LIV Golf’s standing with the PIF
The Public Investment Fund of Saudi Arabia, the sovereign wealth fund that bankrolls LIV, is reportedly undergoing a restructuring of operations behind the scenes. The New York Times reported that many of the PIF’s projects are financially distressed and it is running low on funds for future investments.
After investing just under $5 billion across four years, LIV lost $1.4 billion in its business outside the U.S. alone. While revenues are increasing each year, those revenues remain small compared to the hundreds of millions spent. The Athletic reported in October that non-U.S. revenues hit £64.9m for LIV in 2024, up 75 percent in 2023, yet still a long way below the £553m paid out in costs.
“I definitely never speak for the PIF or for our chairman,” O’Neil said when asked about changes within the PIF and implications for the future of LIV Golf. “I can only say our board meetings are positive and uplifting. The support is very strong, and given the momentum we had, it’s a good time to be at LIV Golf.”
O’Neil says his metric for an evaluation of LIV’s business model is multi-dimensional.
“There are two ways to look at it. One is off the previous three years. And by that standard, we had an extraordinary year. Or you can measure it about where our expectations are for what this business can become. And there we’ve got some wood to chop, and some hill to climb,” he said.
Players now paying fines
For the better part of three years, LIV Golf has paid all fines from the DP World Tour, as the European tour sanctioned players for playing on LIV without proper releases. The Telegraph reported more than £15 million has come from the Saudi-backed league, even before adding the £8 million to £10 million in limbo as stars Rahm and Tyrrell Hatton await their appeals.
No more. As reported in July, players will be responsible for paying their own fines. O’Neil confirmed this move Friday.
“One of the reasons that that makes a lot of sense is so that the European tour and LIV Golf and the players now are aligned to hopefully sit at the table and figure out how to walk this down and act in the best interest of golf,” O’Neil said. “That’s a very good starting place.”
What remains unknown is what will come of Rahm’s and Hatton’s appeals, expected to be decided early next year. Per The Telegraph, Rahm’s manager wrote Rahm has no intention of paying fines. The potential impasse runs the risk of players such as Rahm and Hatton being ineligible for the Ryder Cup.
Communication with the PGA Tour
Golf’s great civil war was initiated under old leadership. For all intents and purposes, Norman and Jay Monahan are out of the picture. Instead, two new faces in their early 50s lead LIV and the PGA Tour, as Brian Rolapp became tour CEO in August.
O’Neil didn’t divulge any new information on potential negotiations or the actual dynamics between the two, but there appears to at least be a working dialogue. O’Neil has referred to Rolapp as a friend in the past.

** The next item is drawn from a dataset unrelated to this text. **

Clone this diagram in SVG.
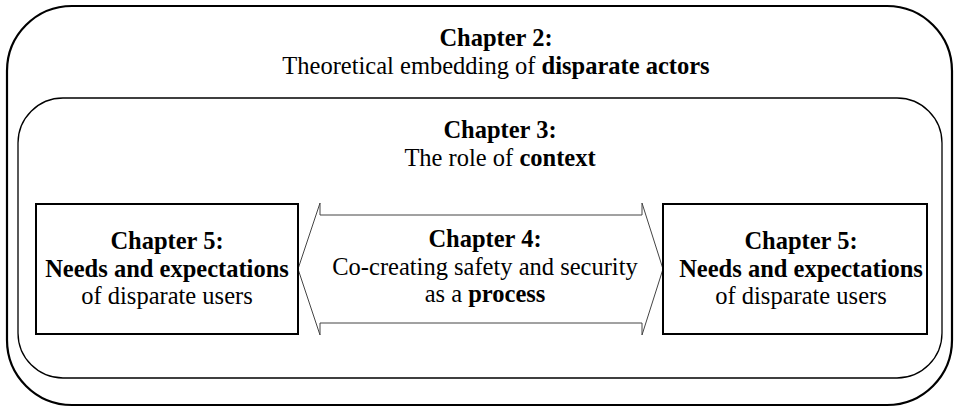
<svg xmlns="http://www.w3.org/2000/svg" width="956" height="408" viewBox="0 0 956 408">
<style>
text{font-family:"Liberation Serif","Times New Roman",serif;font-size:24.5px;fill:#000;text-anchor:middle}
.b{font-weight:bold}
.frame{fill:none;stroke:#000}
</style>
<rect width="956" height="408" fill="#fff"/>
<g id="chapter2">
<rect class="frame" x="7" y="6" width="945" height="399" rx="65" ry="65" stroke-width="2.2"/>
<text x="496" y="46" class="b">Chapter 2:</text>
<text x="496" y="74">Theoretical embedding of <tspan class="b">disparate actors</tspan></text>
</g>
<g id="chapter3">
<rect class="frame" x="18" y="98" width="924" height="280" rx="45" ry="45" stroke-width="1.3"/>
<text x="500" y="138" class="b">Chapter 3:</text>
<text x="500" y="166">The role of <tspan class="b">context</tspan></text>
</g>
<g id="connectors">
<path id="chapter4-arrow" d="M298,269 L320,203 L320,215 L642,215 L642,203 L663,269 L642,335 L642,323 L320,323 L320,335 Z" fill="#fff" stroke="#444" stroke-width="1"/>
</g>
<g id="chapter4">
<text x="485" y="247" class="b">Chapter 4:</text>
<text x="485" y="275">Co-creating safety and security</text>
<text x="485" y="302">as a <tspan class="b">process</tspan></text>
</g>
<g id="chapter5-left">
<rect class="frame" x="36" y="204" width="262" height="130" stroke-width="2"/>
<text x="167" y="249" class="b">Chapter 5:</text>
<text x="167" y="277" class="b">Needs and expectations</text>
<text x="167" y="304">of disparate users</text>
</g>
<g id="chapter5-right">
<rect class="frame" x="663" y="204" width="264" height="130" stroke-width="2"/>
<text x="801" y="249" class="b">Chapter 5:</text>
<text x="801" y="277" class="b">Needs and expectations</text>
<text x="801" y="304">of disparate users</text>
</g>
</svg>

“We both agreed we’re not gonna negotiate in the media,” O’Neil said. “We’re not gonna talk about things we talked about in the media, or even that we talked. So that’s the good news.”
Future LIV signings
For the second offseason in a row, LIV didn’t exactly bring in any blockbuster names. The days of causing shockwaves through golf with signings like Rahm, Koepka and DeChambeau have faded, and this winter, the lone two signings are journeymen Victor Perez and Laurie Canter. In fact, Canter is a re-signing, coming back to the league after being relegated in 2023 and playing the last two years on the DP World Tour.
While O’Neil is not claiming LIV doesn’t want to sign other big names, he boasted about the youth wave LIV has brought in the last few years. Behind 27-year-old Niemann, LIV has 23-and-under talents such as David Puig, Tom McKibbin and 2024 U.S. Amateur champ Josele Ballester.
“I’m much more interested in a player that has a trajectory,” he said.
“If we’re building a league of the future, if we’re building truly the world’s global golf league, we need young talent.”
O’Neil maintained LIV has the resources to pursue more big-name signings and claimed the league receives interest from outside players. The goal is depth, as LIV can boast having stars who won seven majors from 2020 to 2024 and some of the game’s “legends,” as he liked to call them. It just doesn’t have full fields that compete with the PGA Tour.
“If you compare the strength of field — which I have, our team has — across the PGA Tour and LIV Golf, for the first 25 players, it’s pretty, pretty close,” O’Neil said. “The next 25 is not as close, and so it’s incumbent upon us to make sure that we create enough pathways and that we’re given the opportunity to, without fine, suspensions, threats, so and so, that allows players the opportunity to come into this incredible league.”